A striking woman who speaks with a gentle lilt, she seems utterly, if quietly, confident in her own abilities. The stunningly intricate framed miniatures against the wall in her enormous loft on Franklin Street look as if they could have been created a century ago. Because of her Eastern imagery and themes, she is often compared to Francesco Clemente – a comparison she resents.

“It only reflects on how people like to stereotype,” she says. “My desire was never to subvert or reinterpret tradition but more to play and tease with it. It’s removed from all nostalgia. Miniature comes out of a word that doesn’t mean small at all – it means refinement,” she continues. “By doing miniature painting, I was immediately rejected out of the mainstream anyway, so the question of whether or not painting was exhausted didn’t really apply. But I do recognize timing is crucial.”

Inka Essenhigh, a 28-year-old artist who will have her first show at Deitch this month, paints carefully rendered, enigmatic, cartoonlike figures that look like a cross between Hokusai and Tin Tin. At first, the images resemble jigsaw-puzzle pieces, but eventually their antic nature is revealed: In one painting, a suburban landscape (Suburban Lawn) features two female figures sunbathing, one of whom is about to be removed by a giant spatula, the other melting in the spray of a sprinkler.

“They have a lot of Walt Disney in them,” observes Essenhigh, an elfin woman with a dancer’s bearing. “In terms of decoration, I’ve always wanted to make something that was distinctly American and elegant.”

Unlike the younger members of Deitch’s brood, Y. Z. Kami, 42, who has been painting for the past ten years, is not just jumping on the bandwagon. After leaving Holly Solomon, he had a show in the Project Room at MOMA; soon after, Deitch invited him to do a project. The paintings Kami created for his show in March were a series of sixteen highly realistic portraits that nonetheless had a slightly impressionistic feel, like painterly Gap ads shot through gauze. “I’m interested in the memory of a face,” he says.

Born in Iran, Kami studied philosophy at the Sorbonne before turning to painting and had his first show in 1984. “I’m just painting because I love to paint,” he says simply, identifying himself with neither the painting of the eighties nor that of the nineties. “I’m not part of a movement.” He also creates photographic canvases – beautiful blowups of architectural details.

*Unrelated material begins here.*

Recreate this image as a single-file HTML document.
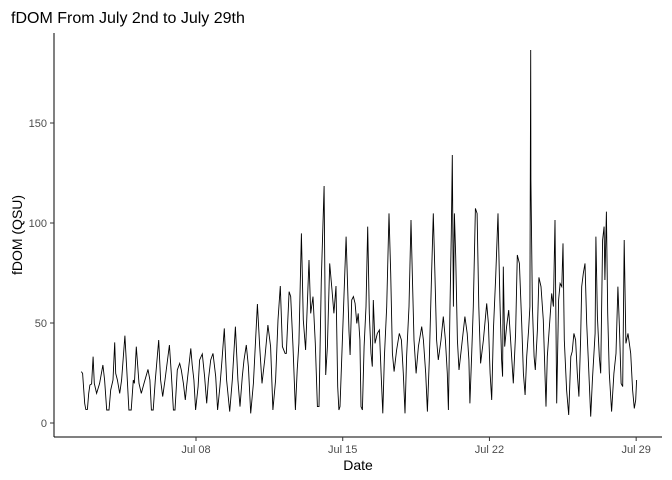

Massimo Audiello is another champion of the new painting. Audiello, who had a cutting-edge gallery in the mid-eighties, recently opened Audiello Fine Art in Chelsea. His well-regarded stable of young painters includes Juan Gomez, a 28-year-old Colombian abstract artist in love with big, smoky brushstrokes, and 27-year-old Andy Collins, who is currently in the M.F.A. program at the School of Visual Arts.

Gomez, who works in dumbo, the industrial neighborhood just under the Brooklyn Bridge, says that the tiny dimensions of his studio help inform his work, which has such suggestive titles as Any Lewd Debt and Licentious Chore. “It’s a 100-square-foot space,” says the artist. “I set the painting up and see which direction the paint strokes go in. I like to work really close and in your face.”

Collins more obviously fits into the idea of pop figuration. He takes images from sources such as fashion magazines and plays with their negative spaces, eventually extrapolating pared-down forms that are neither abstract nor figurative but float provocatively between the two. Like those of Essenhigh and several of the other artists, his acrylic surfaces are so high-gloss that they shine.

Collins’s studio is in a warren of tiny spaces in a School of Visual Arts building on West 21st Street. A transplant from Athens, Georgia, he moved to the city a year ago. Tall and lanky, Collins doesn’t use an easel but kneels to paint his canvases, which are stacked up against the walls of his minuscule space. “I go through a convoluted process to make the paintings,” he explains. “I work a lot from popular culture and magazines. I take forms and contours from magazines and make abstract paintings from them. I don’t invent the forms. I just go find them and piece them together.”

Collins points to a painting that looks like a silhouette of an antler. “It’s sort of a parody of a dominatrix, an evil woman,” he says, reluctantly explaining that the image was originally derived from the negative space in a spread in a fashion magazine featuring a lot of black leather. “My paintings titillate the viewer,” he says. Collins’s palette is deliberately pale, “wimpy colors,” he says. “I want to make something people haven’t seen before. I get excited when I come up with new forms.

With the interest in new painting percolating, the inevitable gallery hopping has already begun. Essenhigh left Stux to join Deitch, who is now experiencing his own defections. Wayne Gonzales, 41, joined the Tate gallery when it opened in September but has already left.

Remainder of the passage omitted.